Instruction: Line by line, repeat the data below exactly, beginning at the first line and ending at the line with "plt.rcParams['font.family'] = ['Open". Omit pictures.

Data extract:
#####
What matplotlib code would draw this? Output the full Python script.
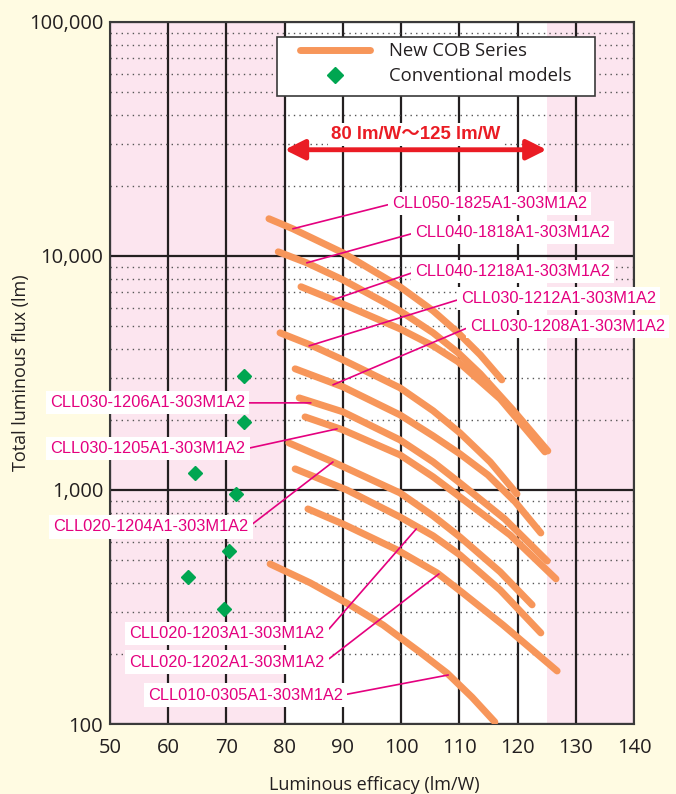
import matplotlib.pyplot as plt
from matplotlib.ticker import FixedLocator, LogLocator, NullFormatter, FuncFormatter
from matplotlib.patches import Rectangle
from matplotlib.lines import Line2D

plt.rcParams['font.family'] = ['Open Sans', 'DejaVu Sans']

# New COB series curves (efficacy lm/W, total flux lm)
curve_names = [
    'CLL050-1825A1-303M1A2', 'CLL040-1818A1-303M1A2', 'CLL040-1218A1-303M1A2',
    'CLL030-1212A1-303M1A2', 'CLL030-1208A1-303M1A2', 'CLL030-1206A1-303M1A2',
    'CLL030-1205A1-303M1A2', 'CLL020-1204A1-303M1A2', 'CLL020-1203A1-303M1A2',
    'CLL020-1202A1-303M1A2', 'CLL010-0305A1-303M1A2',
]
curve_eff = [
    [77.3, 81.4, 90.0, 99.8, 105.5, 109.8, 113.6, 117.3],
    [78.9, 83.8, 90.0, 99.8, 105.5, 109.8, 113.6, 119.2, 125.2],
    [82.8, 88.3, 99.8, 105.5, 109.8, 117.0, 124.7],
    [79.2, 84.4, 90.0, 99.8, 105.5, 110.1, 115.3, 119.9],
    [81.8, 90.0, 99.8, 105.5, 110.1, 114.9, 119.6, 124.0],
    [82.5, 90.0, 99.8, 105.5, 110.1, 117.8, 125.1],
    [83.5, 90.0, 99.8, 105.5, 110.1, 118.7, 126.6],
    [80.7, 88.3, 99.8, 105.5, 110.1, 117.0, 122.5],
    [81.8, 90.7, 99.8, 105.5, 110.1, 117.0, 124.0],
    [84.0, 90.0, 99.3, 106.2, 110.6, 117.5, 126.8],
    [77.5, 84.4, 91.2, 96.9, 103.2, 107.9, 112.2, 116.1],
]
curve_flux = [
    [14430, 13070, 10320, 7390, 5830, 4695, 3780, 2956],
    [10420, 9350, 7910, 5830, 4695, 3857, 3136, 2200, 1469],
    [7390, 6500, 4884, 4130, 3530, 2452, 1455],
    [4695, 4170, 3600, 2733, 2180, 1754, 1318, 962],
    [3295, 2760, 2094, 1703, 1427, 1160, 889, 655],
    [2475, 2158, 1637, 1318, 1072, 752, 497],
    [2053, 1807, 1413, 1138, 934, 643, 417],
    [1590, 1318, 972, 775, 630, 447, 323],
    [1231, 1000, 767, 637, 528, 374, 245],
    [830, 716, 555, 442, 363, 265, 168.5],
    [483, 401, 323, 265, 203, 165, 130, 102],
]

# conventional models
conv_eff = [73.1, 73.1, 64.6, 71.7, 70.4, 63.4, 69.5]
conv_flux = [3080, 1955, 1180, 960, 549, 424, 309]

# where each leader line touches its curve, and where the label sits
label_xy = [(81.4, 13070), (83.8, 9350), (88.3, 6500), (84.2, 4130), (88.3, 2815),
            (84.5, 2357), (89.0, 1825), (88.3, 1318), (102.6, 682), (106.5, 438),
            (108.1, 162)]
label_txt_xy = [(98.4, 16720), (102.4, 12570), (102.4, 8560), (110.3, 6560), (111.8, 4980),
                (73.2, 2357), (73.3, 1499), (73.8, 695), (86.9, 243), (86.9, 184),
                (90.0, 133)]
label_ha = ['left'] * 5 + ['right'] * 6

x_ticks = [50, 60, 70, 80, 90, 100, 110, 120, 130, 140]
y_ticks = [100, 1000, 10000, 100000]
range_lo, range_hi = 80, 125

CREAM = '#fffbe2'
PINK = '#fce5ef'
ORANGE = '#f7965a'
GREEN = '#00a651'
MAGENTA = '#e4007f'
RED = '#ea1c24'
DARK = '#231f20'

fig = plt.figure(figsize=(6.76, 7.94), dpi=100, facecolor=CREAM)
ax = fig.add_axes([110 / 676, 70 / 794, 524 / 676, 702 / 794])
ax.set_facecolor('white')
ax.set_yscale('log')
ax.set_xlim(50, 140)
ax.set_ylim(100, 100000)

ax.axvspan(50, range_lo, color=PINK, lw=0, zorder=0)
ax.axvspan(range_hi, 140, color=PINK, lw=0, zorder=0)

ax.xaxis.set_major_locator(FixedLocator(x_ticks))
ax.yaxis.set_major_locator(FixedLocator(y_ticks))
ax.yaxis.set_major_formatter(FuncFormatter(lambda v, p: f'{int(v):,}'))
ax.yaxis.set_minor_locator(LogLocator(base=10, subs=range(2, 10)))
ax.yaxis.set_minor_formatter(NullFormatter())
ax.set_axisbelow(True)
ax.grid(which='major', color=DARK, lw=1.6)
ax.grid(which='minor', axis='y', color='#555555', ls=(0, (1, 3)), lw=1)
ax.tick_params(which='both', length=0, labelsize=14.5, colors=DARK)
ax.tick_params(axis='y', pad=5)
ax.tick_params(axis='x', pad=10)
for s in ax.spines.values():
    s.set_color('#3a3a3a')
    s.set_linewidth(1.5)

ax.set_ylabel('Total luminous flux (lm)', fontsize=13, color=DARK)
ax.yaxis.set_label_coords(-0.153, 0.5)
ax.set_xlabel('Luminous efficacy (lm/W)', fontsize=13, color=DARK)
ax.xaxis.set_label_coords(0.505, -0.074)

for eff, flux in zip(curve_eff, curve_flux):
    ax.plot(eff, flux, color=ORANGE, lw=5, solid_capstyle='round',
            solid_joinstyle='round', zorder=3)

ax.plot(conv_eff, conv_flux, 'D', color=GREEN, ms=7, ls='none', zorder=3)

for name, xy, txy, ha in zip(curve_names, label_xy, label_txt_xy, label_ha):
    ax.annotate(name, xy=xy, xytext=txy, ha=ha, va='center', color=MAGENTA,
                fontsize=11.8, family=['Liberation Sans', 'DejaVu Sans'],
                bbox=dict(boxstyle='square,pad=0.25', fc='white', ec='none'),
                arrowprops=dict(arrowstyle='-', color=MAGENTA, lw=1.2, shrinkA=0, shrinkB=0,
                                relpos=(0, 0.5) if ha == 'left' else (1, 0.5)),
                zorder=4, annotation_clip=False)

# 80 lm/W ~ 125 lm/W range arrow
ax.annotate('', xy=(range_lo, 28450), xytext=(range_hi, 28450),
            arrowprops=dict(arrowstyle='<|-|>,head_length=0.6,head_width=0.3',
                            color=RED, lw=3.5, shrinkA=0, shrinkB=0, mutation_scale=20),
            zorder=4)
ax.text((range_lo + range_hi) / 2, 33000, '80 lm/W～125 lm/W', ha='center', va='center',
        color=RED, fontsize=13.4, fontweight='bold',
        family=['Liberation Sans', 'Noto Sans CJK JP'],
        bbox=dict(boxstyle='square,pad=0.15', fc='white', ec='none'), zorder=4)

# legend box
ax.add_patch(Rectangle((0.319, 0.8946), 0.607, 0.084, transform=ax.transAxes,
                       fc='white', ec='#3a3a3a', lw=1.2, zorder=5))
handles = [Line2D([], [], color=ORANGE, lw=5, solid_capstyle='round'),
           Line2D([], [], marker='D', color=GREEN, ls='none', ms=8)]
leg = ax.legend(handles, ['New COB Series', 'Conventional models'], loc='upper left',
                bbox_to_anchor=(0.3626, 0.9715), frameon=False, fontsize=13.3,
                handlelength=3.8, handletextpad=1.0, labelspacing=0.4,
                borderpad=0, borderaxespad=0, labelcolor=DARK)
leg.set_zorder(6)

fig.savefig('out.png', dpi=100, facecolor=CREAM)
#####
Result of the task:
What matplotlib code would draw this? Output the full Python script.
import matplotlib.pyplot as plt
from matplotlib.ticker import FixedLocator, LogLocator, NullFormatter, FuncFormatter
from matplotlib.patches import Rectangle
from matplotlib.lines import Line2D

plt.rcParams['font.family'] = ['Open Sans', 'DejaVu Sans']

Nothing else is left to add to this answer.